Most recently, the Tenth Circuit found that there was coverage under both the property-damage and the advertising-injury coverage. With respect to property damage, the court focused in part on what I term “prong 2″ property damage, that is, loss of use of tangible property that has not been physically injured. Here, the court considered the loss of use of the fax machine during transmission to be the loss-of-use property damage. The court implicitly considered the waste of paper and ink to be “prong 1″ property damage, that is, physical injury to tangible property. See Park University, slip op. at 8.
The Park University court rejected the argument that the property damage was expected or intended from the standpoint of the insured or was so unfortuitous as not to be covered. Instead, the court focused on the denial of liability of the insured in the TCPA action wherein it alleged (subject to Fed. R. Civ. P. 11) that it believed it had permission to send the offending fax.
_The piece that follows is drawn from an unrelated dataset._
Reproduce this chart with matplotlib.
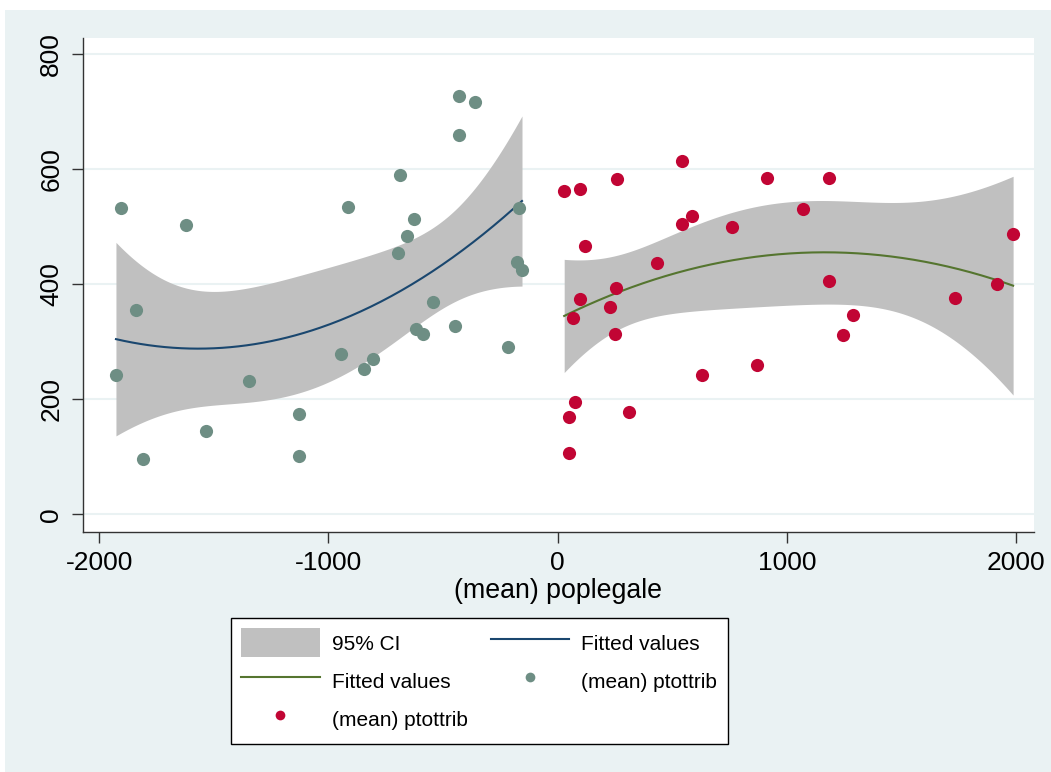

Id. at 14 n.3. “Hence, from its standpoint, any resulting use of [the recipient's] fax machine, paper, and toner could not have resulted in injury because Park University thought the fax was welcome.” Id. at 11.
As to advertising-injury coverage, the Tenth Circuit rejected the argument that coverage was limited only to injury to “seclusion,” the theory espoused by the Seventh Circuit (per Judge Easterbrook), concluding that the policy, “defined by a reasonable person in the position of the insured, provides coverage for TCPA violations.” Slip op. at 17. Ultimately, the Park University court found that accepting the advertising-injury coverage arguments of the insurer would be to “construe the language of the contract from the vantage of an insurer or an attorney, rather than the insured.” Slip op. at 20.
Accordingly, “[t]he transmission of an allegedly unsolicited fax can constitute a [covered] publishing act, while receiving the same can result in a[ covered] invasion of privacy.” Slip op. at 22. Furthermore, the nature of insurers’ responses to these claims likely will vest in the policyholder the right to select the counsel it wishes to defend it against the TCPA liaiblities.
Note that the increased success of policyholders in obtaining defense and indemnity coverage for these cases pressures insurers not to offer this type of coverage at all, a development I have previously described.